_WHAT TO DO_:
Retype the data exactly, from its first line to the line containing "(part\n) at (0.50,\y)", including both, and skip any picture.
**** COLLECTED MATERIAL
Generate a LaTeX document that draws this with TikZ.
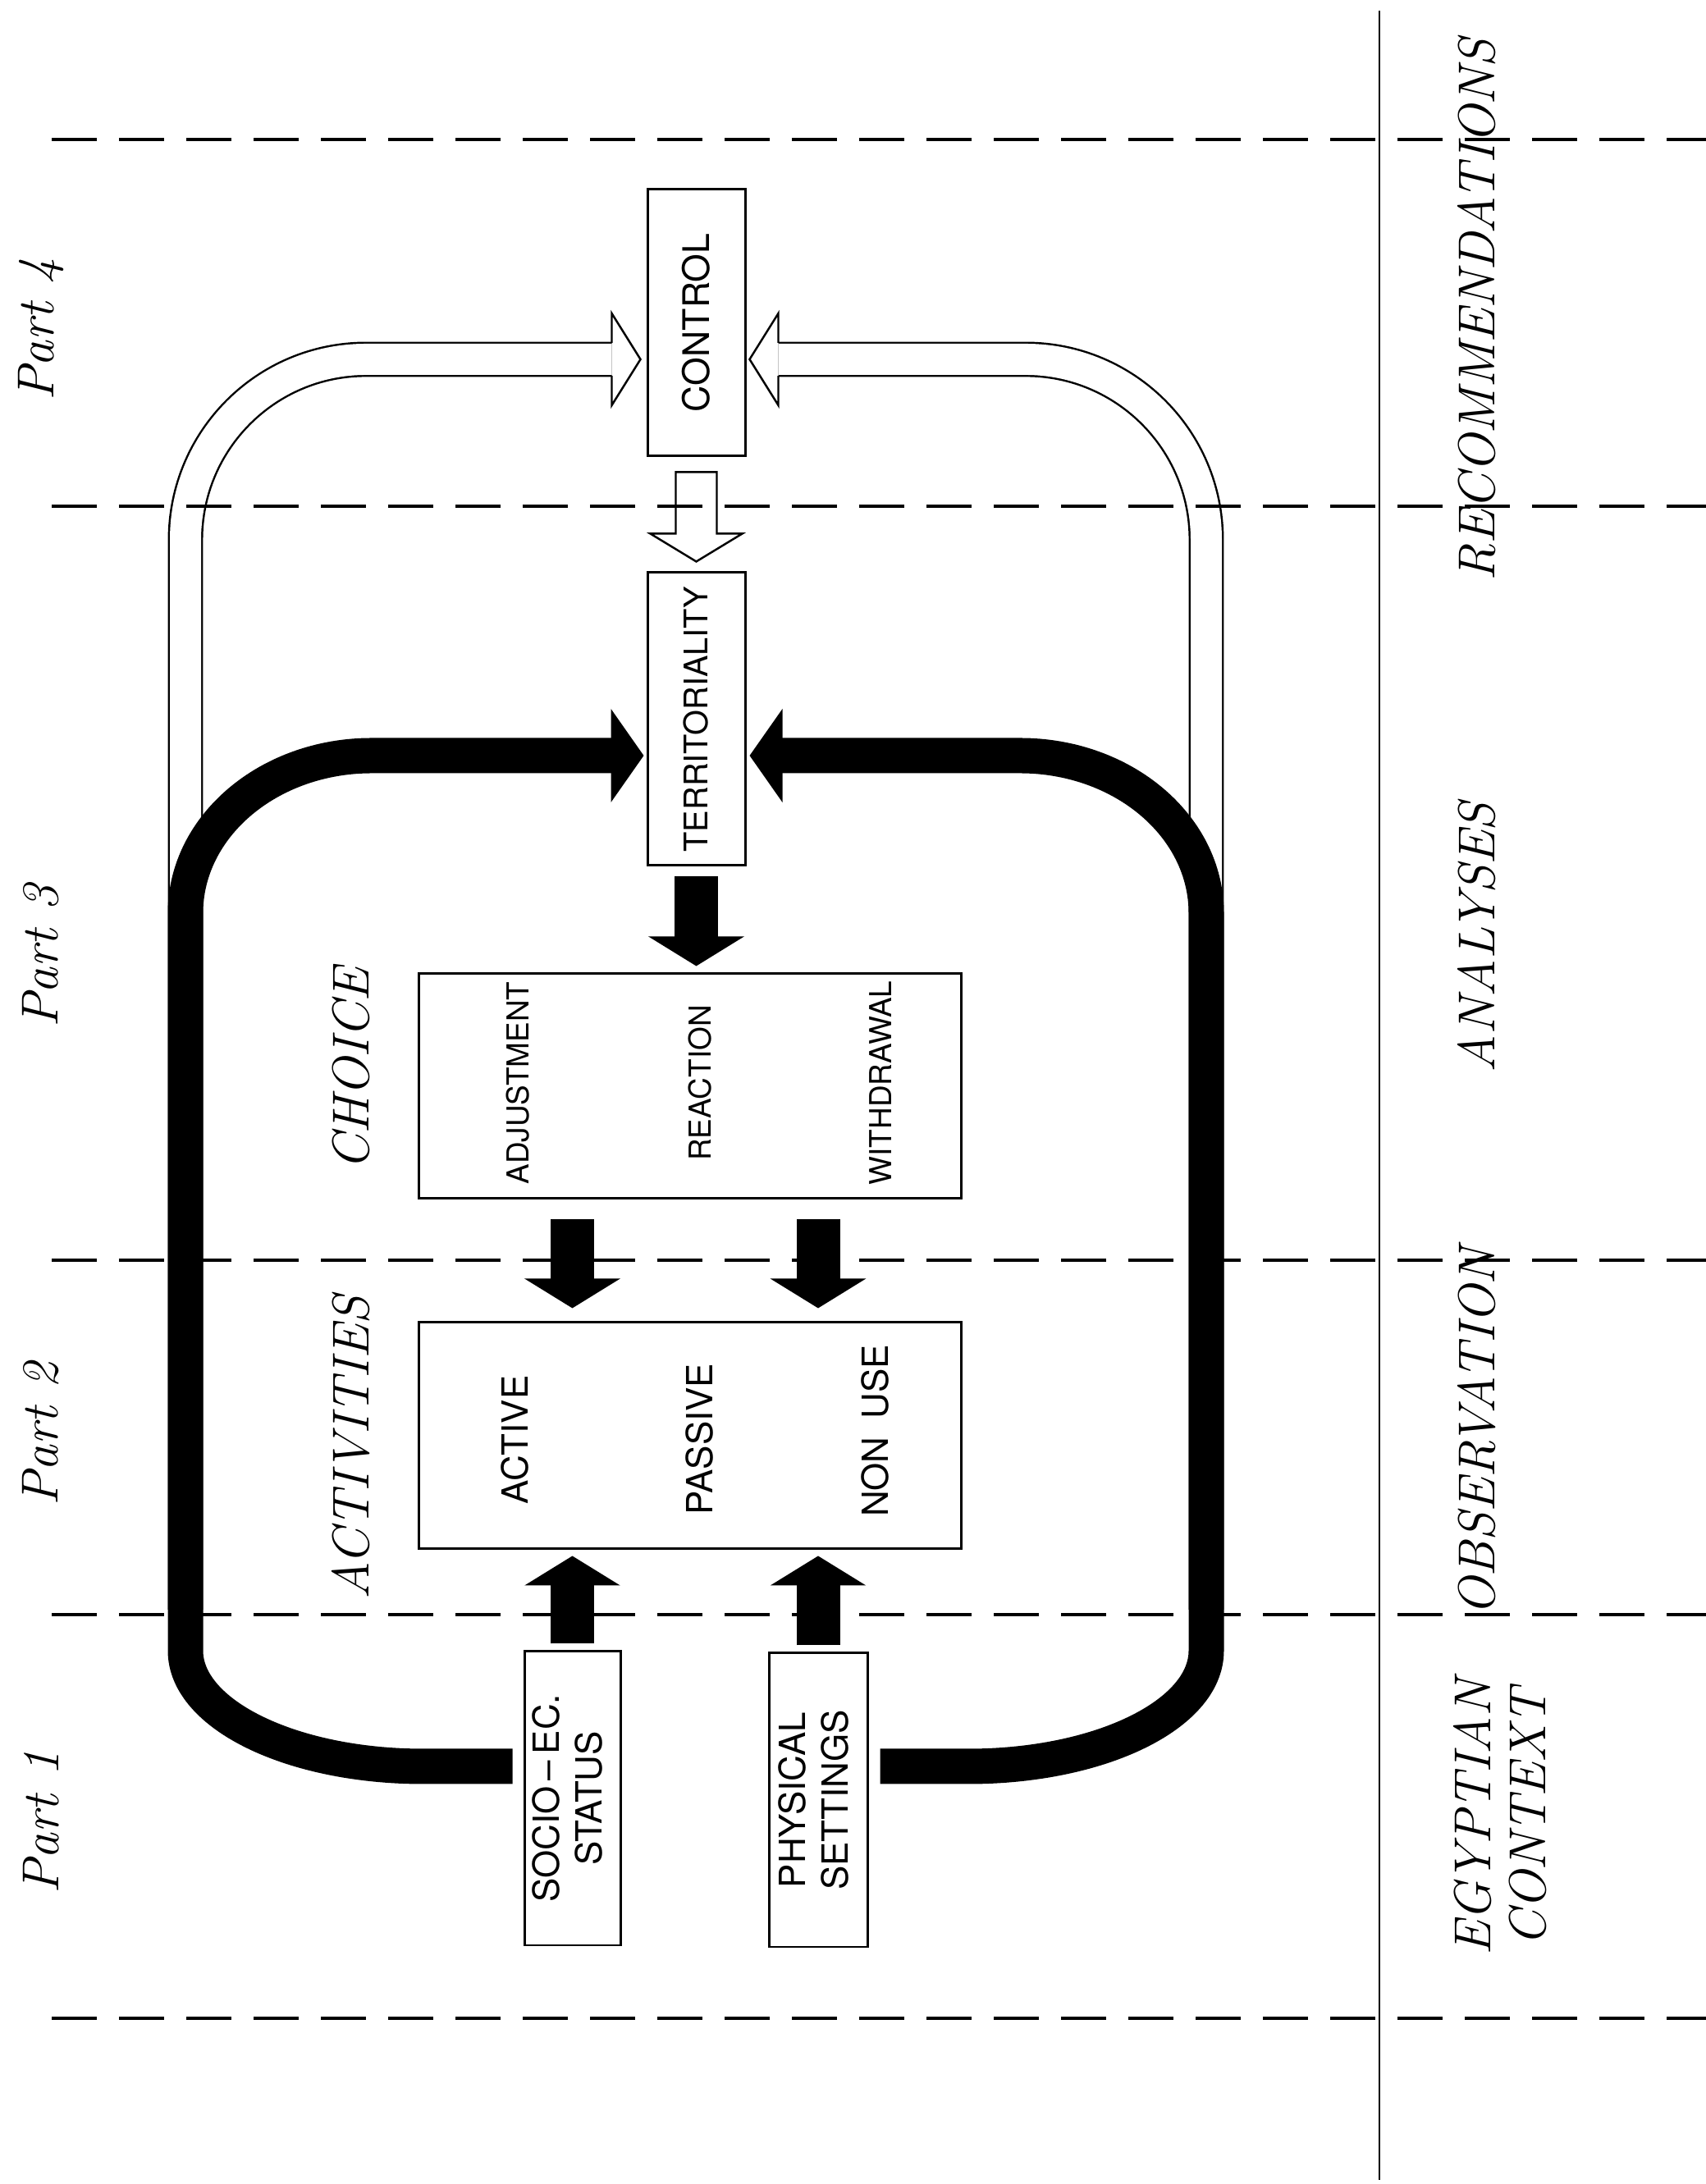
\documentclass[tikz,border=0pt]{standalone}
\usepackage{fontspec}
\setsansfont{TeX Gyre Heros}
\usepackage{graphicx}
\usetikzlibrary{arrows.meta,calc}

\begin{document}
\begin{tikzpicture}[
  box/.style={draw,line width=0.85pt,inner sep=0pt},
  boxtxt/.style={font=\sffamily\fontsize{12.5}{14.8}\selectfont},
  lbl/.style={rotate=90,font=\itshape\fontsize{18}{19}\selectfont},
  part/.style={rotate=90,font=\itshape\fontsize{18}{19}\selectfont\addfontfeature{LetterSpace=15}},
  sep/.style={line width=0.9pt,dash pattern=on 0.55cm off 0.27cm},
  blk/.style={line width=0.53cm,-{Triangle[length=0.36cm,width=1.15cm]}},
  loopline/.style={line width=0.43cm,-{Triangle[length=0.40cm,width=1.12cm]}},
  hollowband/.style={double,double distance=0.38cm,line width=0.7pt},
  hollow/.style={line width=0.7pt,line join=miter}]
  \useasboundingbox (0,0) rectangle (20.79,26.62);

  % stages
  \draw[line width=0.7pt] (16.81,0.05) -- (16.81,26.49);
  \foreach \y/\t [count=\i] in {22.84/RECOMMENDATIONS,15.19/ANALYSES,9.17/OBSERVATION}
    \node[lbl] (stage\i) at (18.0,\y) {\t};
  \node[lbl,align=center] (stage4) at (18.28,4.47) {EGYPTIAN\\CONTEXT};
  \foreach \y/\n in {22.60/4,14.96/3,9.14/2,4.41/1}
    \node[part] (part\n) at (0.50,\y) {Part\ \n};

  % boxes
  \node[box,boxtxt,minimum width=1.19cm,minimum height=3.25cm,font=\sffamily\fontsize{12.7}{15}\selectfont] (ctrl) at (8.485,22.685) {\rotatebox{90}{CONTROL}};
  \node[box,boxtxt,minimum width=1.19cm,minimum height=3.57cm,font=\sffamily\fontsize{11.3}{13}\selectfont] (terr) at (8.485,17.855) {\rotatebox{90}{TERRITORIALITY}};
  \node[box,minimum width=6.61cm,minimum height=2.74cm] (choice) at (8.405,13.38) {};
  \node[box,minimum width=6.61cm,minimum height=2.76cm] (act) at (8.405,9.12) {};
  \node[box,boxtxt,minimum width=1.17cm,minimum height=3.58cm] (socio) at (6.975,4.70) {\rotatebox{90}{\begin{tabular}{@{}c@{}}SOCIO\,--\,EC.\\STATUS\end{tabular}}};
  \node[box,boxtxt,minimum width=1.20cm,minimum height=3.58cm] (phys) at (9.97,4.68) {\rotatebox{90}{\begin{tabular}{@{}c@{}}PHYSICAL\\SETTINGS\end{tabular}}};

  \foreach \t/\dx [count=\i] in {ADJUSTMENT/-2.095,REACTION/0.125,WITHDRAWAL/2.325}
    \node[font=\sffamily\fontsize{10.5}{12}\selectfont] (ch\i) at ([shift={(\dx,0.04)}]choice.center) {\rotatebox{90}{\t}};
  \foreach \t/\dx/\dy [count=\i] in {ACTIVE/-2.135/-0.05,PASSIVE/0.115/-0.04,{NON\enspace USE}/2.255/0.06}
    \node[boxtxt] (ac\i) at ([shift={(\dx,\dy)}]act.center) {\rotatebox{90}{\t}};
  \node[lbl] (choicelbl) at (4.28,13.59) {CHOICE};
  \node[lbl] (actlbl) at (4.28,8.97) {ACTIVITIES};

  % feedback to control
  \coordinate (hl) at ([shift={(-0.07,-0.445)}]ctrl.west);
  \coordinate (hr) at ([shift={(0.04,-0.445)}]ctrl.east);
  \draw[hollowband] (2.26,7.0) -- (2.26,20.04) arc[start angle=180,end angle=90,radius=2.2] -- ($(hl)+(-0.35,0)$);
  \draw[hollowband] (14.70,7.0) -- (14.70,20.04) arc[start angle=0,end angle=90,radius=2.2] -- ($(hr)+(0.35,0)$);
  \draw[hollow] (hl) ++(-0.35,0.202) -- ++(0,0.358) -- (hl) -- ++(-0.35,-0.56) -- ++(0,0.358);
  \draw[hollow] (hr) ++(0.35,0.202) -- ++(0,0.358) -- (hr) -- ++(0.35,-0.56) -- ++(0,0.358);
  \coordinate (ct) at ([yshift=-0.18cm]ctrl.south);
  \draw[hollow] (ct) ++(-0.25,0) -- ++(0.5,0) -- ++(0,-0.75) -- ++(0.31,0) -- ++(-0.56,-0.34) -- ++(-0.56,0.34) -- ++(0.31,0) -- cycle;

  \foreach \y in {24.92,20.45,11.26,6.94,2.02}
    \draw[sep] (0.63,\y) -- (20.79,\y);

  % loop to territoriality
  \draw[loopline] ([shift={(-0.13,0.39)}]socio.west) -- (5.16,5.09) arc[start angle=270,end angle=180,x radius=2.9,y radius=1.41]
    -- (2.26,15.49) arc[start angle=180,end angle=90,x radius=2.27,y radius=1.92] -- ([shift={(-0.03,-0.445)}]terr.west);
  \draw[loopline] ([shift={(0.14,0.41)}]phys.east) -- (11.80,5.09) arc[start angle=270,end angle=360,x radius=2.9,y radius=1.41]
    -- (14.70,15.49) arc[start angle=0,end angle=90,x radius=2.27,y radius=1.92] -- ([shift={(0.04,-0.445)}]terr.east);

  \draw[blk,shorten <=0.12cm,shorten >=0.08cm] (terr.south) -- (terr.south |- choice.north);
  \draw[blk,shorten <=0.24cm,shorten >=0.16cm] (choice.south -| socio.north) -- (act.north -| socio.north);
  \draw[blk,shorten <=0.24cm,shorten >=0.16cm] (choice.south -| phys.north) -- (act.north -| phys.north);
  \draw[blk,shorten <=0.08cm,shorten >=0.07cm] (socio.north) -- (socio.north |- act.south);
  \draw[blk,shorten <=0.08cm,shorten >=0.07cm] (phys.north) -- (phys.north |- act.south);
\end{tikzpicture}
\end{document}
********
_EXERCISE RESPONSE_:
Generate a LaTeX document that draws this with TikZ.
\documentclass[tikz,border=0pt]{standalone}
\usepackage{fontspec}
\setsansfont{TeX Gyre Heros}
\usepackage{graphicx}
\usetikzlibrary{arrows.meta,calc}

\begin{document}
\begin{tikzpicture}[
  box/.style={draw,line width=0.85pt,inner sep=0pt},
  boxtxt/.style={font=\sffamily\fontsize{12.5}{14.8}\selectfont},
  lbl/.style={rotate=90,font=\itshape\fontsize{18}{19}\selectfont},
  part/.style={rotate=90,font=\itshape\fontsize{18}{19}\selectfont\addfontfeature{LetterSpace=15}},
  sep/.style={line width=0.9pt,dash pattern=on 0.55cm off 0.27cm},
  blk/.style={line width=0.53cm,-{Triangle[length=0.36cm,width=1.15cm]}},
  loopline/.style={line width=0.43cm,-{Triangle[length=0.40cm,width=1.12cm]}},
  hollowband/.style={double,double distance=0.38cm,line width=0.7pt},
  hollow/.style={line width=0.7pt,line join=miter}]
  \useasboundingbox (0,0) rectangle (20.79,26.62);

  % stages
  \draw[line width=0.7pt] (16.81,0.05) -- (16.81,26.49);
  \foreach \y/\t [count=\i] in {22.84/RECOMMENDATIONS,15.19/ANALYSES,9.17/OBSERVATION}
    \node[lbl] (stage\i) at (18.0,\y) {\t};
  \node[lbl,align=center] (stage4) at (18.28,4.47) {EGYPTIAN\\CONTEXT};
  \foreach \y/\n in {22.60/4,14.96/3,9.14/2,4.41/1}
    \node[part] (part\n) at (0.50,\y) {Part\ \n};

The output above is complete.